The "normal" second step is to disable this tests to get the build green.
When software people refer to tests as their "saftey net", then I start to wonder the situation, if they were tightrope walkers. Imagine a situation that you made mistakenly a step a side and fall down into the saftey net - would you act like in the situation I described above?
Retry again - hope that the net won't catch you the 2nd or 3rd time? Remove the net, because it was obvoiusly the net's fault you made the wrong step.
Okay, don't let us be to metaphorical and I don't want to elaborate about the reasons behind flaky tests.
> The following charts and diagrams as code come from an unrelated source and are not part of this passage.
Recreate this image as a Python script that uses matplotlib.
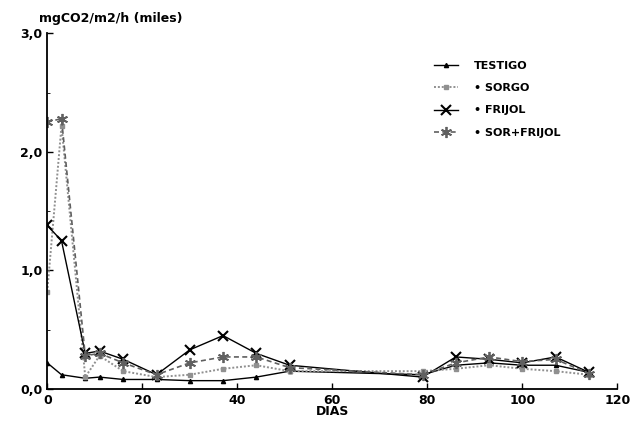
import matplotlib
matplotlib.use("Agg")
import matplotlib.pyplot as plt

# days of sampling and CO2 flux (thousands of mg CO2/m2/h)
dias = [0, 3, 8, 11, 16, 23, 30, 37, 44, 51, 79, 86, 93, 100, 107, 114]
testigo = [0.22, 0.12, 0.09, 0.10, 0.08, 0.08, 0.07, 0.07, 0.10, 0.15, 0.12, 0.20, 0.22, 0.20, 0.20, 0.14]
sorgo = [0.82, 2.22, 0.10, 0.28, 0.15, 0.10, 0.12, 0.17, 0.20, 0.15, 0.15, 0.17, 0.20, 0.17, 0.15, 0.12]
frijol = [1.38, 1.25, 0.30, 0.32, 0.25, 0.12, 0.33, 0.45, 0.30, 0.20, 0.10, 0.27, 0.25, 0.22, 0.27, 0.14]
sor_frijol = [2.25, 2.28, 0.28, 0.30, 0.22, 0.12, 0.22, 0.27, 0.27, 0.18, 0.12, 0.22, 0.27, 0.23, 0.25, 0.13]

xticks = [0, 20, 40, 60, 80, 100, 120]
yticks = [0.0, 1.0, 2.0, 3.0]
ylabels = ["0,0", "1,0", "2,0", "3,0"]

fig = plt.figure(figsize=(6.3, 4.43), dpi=100)
ax = fig.add_axes([0.075, 0.122, 0.905, 0.803])

ax.plot(dias, testigo, color="black", lw=1.0, marker="^", ms=3, label="TESTIGO")
ax.plot(dias, sorgo, color="#909090", lw=1.4, ls=(0, (1, 1)), marker="s", ms=3.5,
        label="• SORGO")
ax.plot(dias, frijol, color="black", lw=1.0, marker="x", ms=7, mew=1.5, label="• FRIJOL")
ax.plot(dias, sor_frijol, color="#606060", lw=1.2, ls=(0, (3, 2)), marker=(6, 2, 0), ms=8,
        mew=1.3, label="• SOR+FRIJOL")

ax.set_xlim(0, 120)
ax.set_ylim(0, 3.0)
ax.set_xticks(xticks)
ax.set_xticklabels([str(t) for t in xticks], fontsize=9, fontweight="bold")
ax.set_yticks(yticks)
ax.set_yticklabels(ylabels, fontsize=9, fontweight="bold")
ax.set_yticks([0.5, 1.5, 2.5], minor=True)
ax.tick_params(direction="in", length=4, width=1)
ax.tick_params(which="minor", direction="in", length=2)
ax.spines["top"].set_visible(False)
ax.spines["right"].set_visible(False)
ax.spines["left"].set_linewidth(1.3)
ax.spines["bottom"].set_linewidth(1.3)

ax.set_xlabel("DIAS", fontsize=9, fontweight="bold", labelpad=-1)
fig.text(0.062, 0.958, "mgCO2/m2/h (miles)", fontsize=9, fontweight="bold", va="center")

ax.legend(loc="upper left", bbox_to_anchor=(0.66, 0.95), frameon=False,
          handlelength=2.2, handletextpad=1.4, labelspacing=1.1,
          prop={"weight": "bold", "size": 8})

plt.savefig("out.png", dpi=100)
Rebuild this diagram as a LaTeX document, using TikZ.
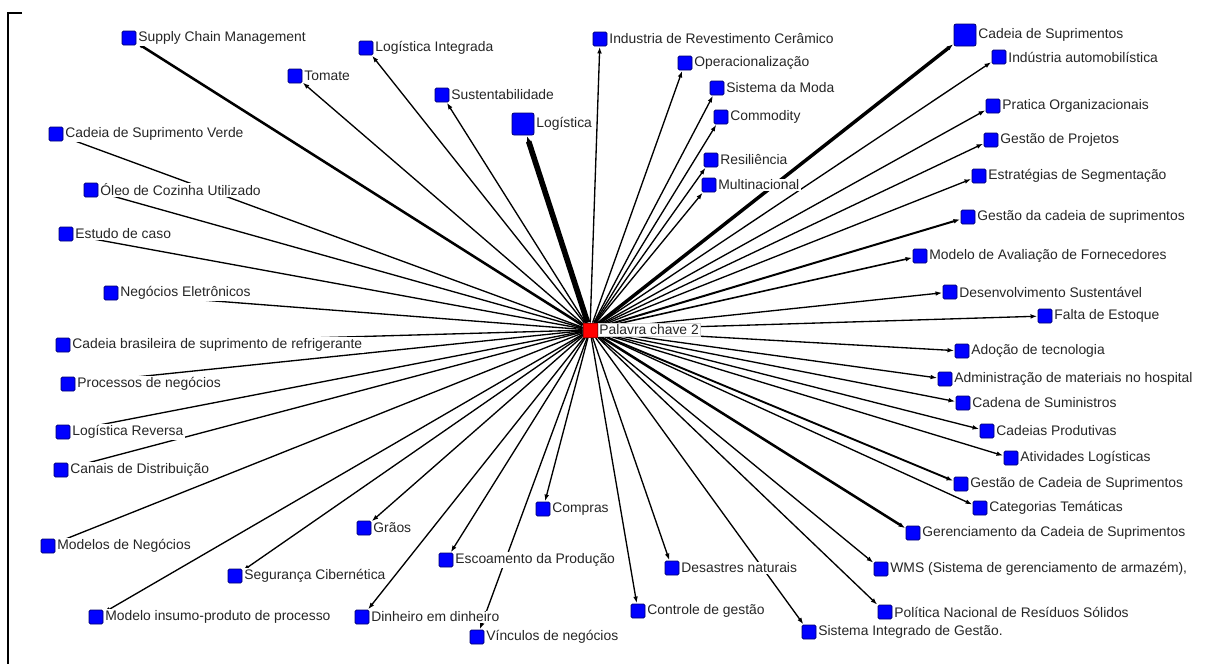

There was enough stuff written about that (a lot of good and a lot of bad stuff).
One good collection of reasons that is a bit aged but I can still relate to: https://testing.googleblog.com/2020/12/test-flakiness-one-of-main-challenges.html
So today I just like to remind you about some skills to learn to avoid "normal flaky tests":
Learn more about your application under test
Understand application behavior and interactions: Deep dive into how your application behaves, especially in edge cases.
Handle asynchronous operations: Ensure you understand and properly handle asynchronous operations within the application.
Learn more about your test environment
Manage test data consistently: Ensure your tests have reliable and consistent data to work with, avoiding fluctuations that cause flakiness.
Maintain environmental consistency: Ensure that your test environments are consistent and reflect the production environment as closely as possible.
Ensure network stability and handling: Understand how to manage and mitigate network instability that could affect your tests.
Implement robust error handling: Develop robust error handling to manage unexpected issues gracefully.
Learn more about your test automation framework
Understand parallel execution: Learn how your test framework handles parallel execution and manage shared resources to avoid conflicts.
Manage timeouts and synchronization: Configure proper timeouts and synchronization mechanisms to handle asynchronous operations effectively.
Learn more about your tests
Isolate tests: Ensure that tests are isolated and independent, avoiding interdependencies that could cause cascading failures.
Test data management: Develop strategies for consistent and reliable test data management to avoid flaky results.
Error handling in tests: Implement robust error handling within your tests to manage unexpected issues gracefully.
Learn how to fix it
Finally, learn how to identify the root of your issues within the knowledge fields above, learn how to fix them - and then - just fix them!
Conclusion
Implementing these strategies to avoid "normal flaky tests" requires effort and isn't free of challenges. However, the investment in learning about your application, test environment, test automation framework, and tests themselves pays off significantly. By addressing the root causes of flakiness, you can improve the reliability and robustness of your tests, ultimately enhancing the overall quality of your software.